Intégrer par le haut une possible reconfiguration des circuits de production vers l’Europe
La période post-COVID pourrait véhiculer de grandes opportunités pour la Tunisie. Il semble toutefois nécessaire que notre pays se donne les moyens d’intégrer par le haut les CVM’s. Et ce, à travers:
- La pérennisation de « pactes de compétitivité sectorielle » et de « groupements d’intérêt économique » (cas de l’industrie automobile, de l’industrie électronique ou de la santé en Tunisie). Ces « contrats » et co-création de cadres législatifs spécifiques (loi Startup Act) entre les autorités publiques et les opérateurs privés auront pour objectif de promouvoir les exportations des pays de la région et mettre en avant des propositions de valeur attractives pour les entreprises internationales.
- Mettre en place des incubateurs thématiques « post-COVID » (startup dans les domaines de l’agritech, de l’e-santé, de la mobilité, de la biotech…).
- Les compétences spécialisées sont une condition requise préalable à la participation aux étapes à haute valeur ajoutée des chaînes associées aux industries comme les technologies de l’information, l’électronique et les produits pharmaceutiques.
- Mettre l’accent sur une dimension verte de développement. Celle-ci rendrait notre économie beaucoup plus attractive au regard des nouvelles exigences environnementales.

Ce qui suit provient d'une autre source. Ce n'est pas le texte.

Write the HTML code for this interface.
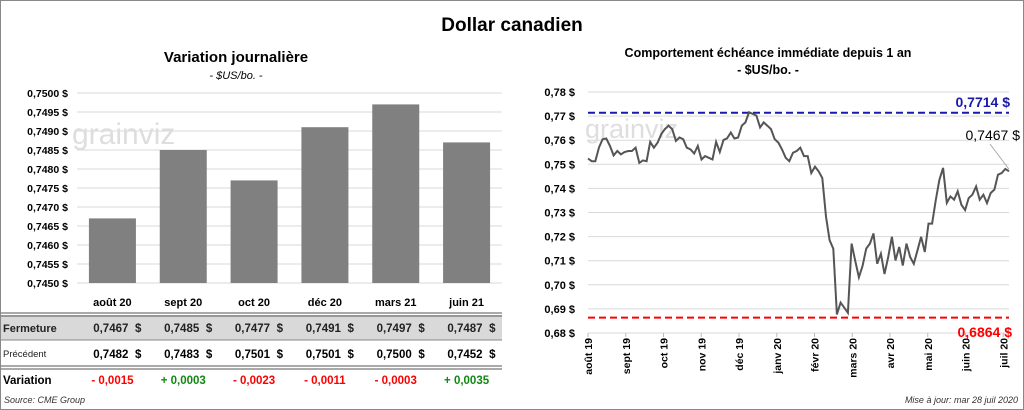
<!DOCTYPE html>
<html><head><meta charset="utf-8"><style>
html,body{margin:0;padding:0;background:#fff}
svg{display:block;font-family:"Liberation Sans",sans-serif}
</style></head><body>
<svg id="c" width="1024" height="410" viewBox="0 0 1024 410">
<rect x="0.5" y="0.5" width="1023" height="409" fill="#fff" stroke="#888"/>
<text x="512" y="31" text-anchor="middle" font-size="19" font-weight="bold" fill="#000">Dollar canadien</text>
<text x="236" y="62" text-anchor="middle" font-size="15" font-weight="bold" fill="#000">Variation  journalière</text>
<text x="236" y="79" text-anchor="middle" font-size="11" font-style="italic" fill="#000">- $US/bo. -</text>
<text x="768" y="57" text-anchor="middle" font-size="12.5" font-weight="bold" fill="#000">Comportement échéance immédiate depuis 1 an</text>
<text x="768" y="74" text-anchor="middle" font-size="12.5" font-weight="bold" fill="#000">- $US/bo. -</text>
<g id="bars"></g><g id="line"></g><g id="table"></g>
<text x="4" y="403" font-size="9" font-style="italic" fill="#333">Source: CME Group</text>
<text x="1018" y="403" text-anchor="end" font-size="9" font-style="italic" fill="#333">Mise à jour: mar 28 juil 2020</text>
</svg>
<script>
const NS="http://www.w3.org/2000/svg";
const barCats=["août 20","sept 20","oct 20","déc 20","mars 21","juin 21"];
const barVals=[0.7467,0.7485,0.7477,0.7491,0.7497,0.7487];
const prevVals=[0.7482,0.7483,0.7501,0.7501,0.7500,0.7452];
const varVals=[-0.0015,0.0003,-0.0023,-0.0011,-0.0003,0.0035];
const barTicks=[0.7450,0.7455,0.7460,0.7465,0.7470,0.7475,0.7480,0.7485,0.7490,0.7495,0.7500];
const lineMonths=["août 19","sept 19","oct 19","nov 19","déc 19","janv 20","févr 20","mars 20","avr 20","mai 20","juin 20","juil 20"];
const lineTicks=[0.68,0.69,0.70,0.71,0.72,0.73,0.74,0.75,0.76,0.77,0.78];
const lineVals=[0.7524,0.7513,0.7513,0.757,0.7604,0.7607,0.7576,0.7537,0.7555,0.7541,0.7551,0.7555,0.7555,0.7569,0.7506,0.7516,0.7513,0.7593,0.7569,0.759,0.7625,0.7646,0.766,0.7646,0.7597,0.7611,0.7604,0.7569,0.7562,0.7545,0.7576,0.752,0.7534,0.7527,0.752,0.7593,0.7551,0.7601,0.7608,0.7632,0.7607,0.7611,0.766,0.7674,0.7716,0.7709,0.7702,0.7653,0.7674,0.766,0.7646,0.7604,0.759,0.7562,0.7527,0.7513,0.7548,0.7555,0.7569,0.7534,0.7534,0.7464,0.749,0.7471,0.7443,0.7283,0.7185,0.715,0.6877,0.6926,0.6905,0.6884,0.7171,0.71,0.7031,0.7079,0.715,0.7171,0.7213,0.7087,0.7129,0.7045,0.7115,0.7199,0.7101,0.7157,0.708,0.7171,0.7115,0.7087,0.7143,0.7199,0.7136,0.7254,0.7254,0.7352,0.7436,0.7485,0.734,0.7367,0.7353,0.7388,0.7332,0.731,0.7360,0.7374,0.7408,0.7353,0.7374,0.7339,0.7381,0.7395,0.7457,0.7464,0.7481,0.7471];
const blueVal=0.7714, redVal=0.6864, lastVal=0.7467;
function el(tag,attrs,parent,txt){const e=document.createElementNS(NS,tag);for(const k in attrs)e.setAttribute(k,attrs[k]);if(txt!==undefined)e.textContent=txt;parent.appendChild(e);return e;}
const fmt4=v=>v.toFixed(4).replace('.',',');
const fmt2=v=>v.toFixed(2).replace('.',',');
// bar chart
const bg=document.getElementById('bars');
const bX0=77,bX1=502,bY0=283,bY1=93,bMin=0.7450,bMax=0.7500;
const by=v=>bY0+(v-bMin)/(bMax-bMin)*(bY1-bY0);
const bw=(bX1-bX0)/barCats.length;
const bx=i=>bX0+bw*(i+0.5);
barTicks.forEach(t=>{
 const g=el('line',{x1:bX0,x2:bX1,y1:by(t),y2:by(t),stroke:'#d9d9d9','stroke-width':1},bg);
 
 const l=el('text',{x:68,y:by(t)+4,'text-anchor':'end','font-size':10.5,'font-weight':'bold',fill:'#000'},bg,fmt4(t)+' $');
 
});
const wm1=el('text',{x:72,y:144,'font-size':30,fill:'#dedede'},bg,'grainviz');

barVals.forEach((v,i)=>{
 const r=el('rect',{x:bx(i)-23.5,y:by(v),width:47,height:bY0-by(v),fill:'#808080'},bg);
 
});
// table
const tg=document.getElementById('table');
const rb=el('rect',{x:1,y:315,width:501,height:25,fill:'#d9d9d9'},tg);

[[313,'#555',1],[316,'#555',1],[340,'#888',1],[366,'#555',1],[369,'#555',1]].forEach(a=>{
 const l=el('line',{x1:1,x2:502,y1:a[0],y2:a[0],stroke:a[1],'stroke-width':a[2]},tg);
 
});
const lab=(x,y,t,s,w,n,c)=>{const e=el('text',{x:x,y:y,'font-size':s,'font-weight':w,fill:c||'#000'},tg,t);return e;};
lab(3,332,'Fermeture',11,'bold','row-label-fermeture','#222');
lab(3,357,'Précédent',9.5,'normal','row-label-precedent','#222');
lab(3,384,'Variation',11.5,'bold','row-label-variation');
barCats.forEach((c,i)=>{
 const h=el('text',{x:bx(i),y:306,'text-anchor':'middle','font-size':11,'font-weight':'bold',fill:'#000'},tg,c);
 
 const f=el('text',{x:bx(i)+16,y:332,'text-anchor':'end','font-size':11.5,'font-weight':'bold',fill:'#222'},tg,fmt4(barVals[i]));
 
 const fd=el('text',{x:bx(i)+29,y:332,'text-anchor':'end','font-size':11.5,'font-weight':'bold',fill:'#222'},tg,'$');
 
 const p=el('text',{x:bx(i)+16,y:358,'text-anchor':'end','font-size':11.5,'font-weight':'bold',fill:'#000'},tg,fmt4(prevVals[i]));
 
 const pd=el('text',{x:bx(i)+29,y:358,'text-anchor':'end','font-size':11.5,'font-weight':'bold',fill:'#000'},tg,'$');
 
 const d=varVals[i];
 const v=el('text',{x:bx(i),y:384,'text-anchor':'middle','font-size':11.5,'font-weight':'bold',fill:d<0?'#ff0000':'#118811'},tg,(d<0?'- ':'+ ')+fmt4(Math.abs(d)));
 
});
// line chart
const lg=document.getElementById('line');
const lX0=588,lX1=1009,lY0=333,lY1=92,lMin=0.68,lMax=0.78;
const ly=v=>lY0+(v-lMin)/(lMax-lMin)*(lY1-lY0);
const lx=i=>lX0+i*(lX1-lX0)/(lineVals.length-1);
lineTicks.forEach(t=>{
 const g=el('line',{x1:lX0,x2:lX1,y1:ly(t),y2:ly(t),stroke:'#d9d9d9','stroke-width':1},lg);
 
 const l=el('text',{x:575,y:ly(t)+4,'text-anchor':'end','font-size':11,'font-weight':'bold',fill:'#000'},lg,fmt2(t)+' $');
 
});
const mStep=37.75;
lineMonths.forEach((m,i)=>{
 const x=lX0+i*mStep;
 const tk=el('line',{x1:x,x2:x,y1:lY0,y2:lY0+4,stroke:'#bbb'},lg);
 
 const t=el('text',{x:0,y:0,'text-anchor':'end','font-size':10.5,'font-weight':'bold',fill:'#000',transform:`translate(${x+4},338) rotate(-90)`},lg,m);
 
});
const wm2=el('text',{x:585,y:138,'font-size':27,fill:'#dedede'},lg,'grainviz');

const bl=el('line',{x1:lX0,x2:lX1,y1:ly(blueVal),y2:ly(blueVal),stroke:'#1a1aaa','stroke-width':2,'stroke-dasharray':'7,4'},lg);

const rl=el('line',{x1:lX0,x2:lX1,y1:ly(redVal),y2:ly(redVal),stroke:'#ff0000','stroke-width':2,'stroke-dasharray':'7,4'},lg);

const pl=el('polyline',{points:lineVals.map((v,i)=>lx(i).toFixed(1)+','+ly(v).toFixed(1)).join(' '),fill:'none',stroke:'#555','stroke-width':2},lg);

const bt=el('text',{x:1010,y:107,'text-anchor':'end','font-size':14,'font-weight':'bold',fill:'#1a1aaa'},lg,fmt4(blueVal)+' $');

const rt=el('text',{x:1012,y:337,'text-anchor':'end','font-size':14,'font-weight':'bold',fill:'#ff0000'},lg,fmt4(redVal)+' $');

const lt=el('text',{x:1020,y:140,'text-anchor':'end','font-size':14,fill:'#000'},lg,fmt4(lastVal)+' $');

const ll=el('line',{x1:990,y1:144,x2:lx(lineVals.length-1),y2:ly(lastVal)-3,stroke:'#aaa'},lg);

</script>
</body></html>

La captation d’opportunités d’investissement feraient jour à court et moyen terme. Elle va dépendre de notre agilité à adopter les tendances post-COVID, de notre capacité à améliorer la composante logistique et à fournir des solutions tangibles aux problèmes d’approvisionnement du marché européen et d’entreprises qui cibleraient une expansion en Afrique.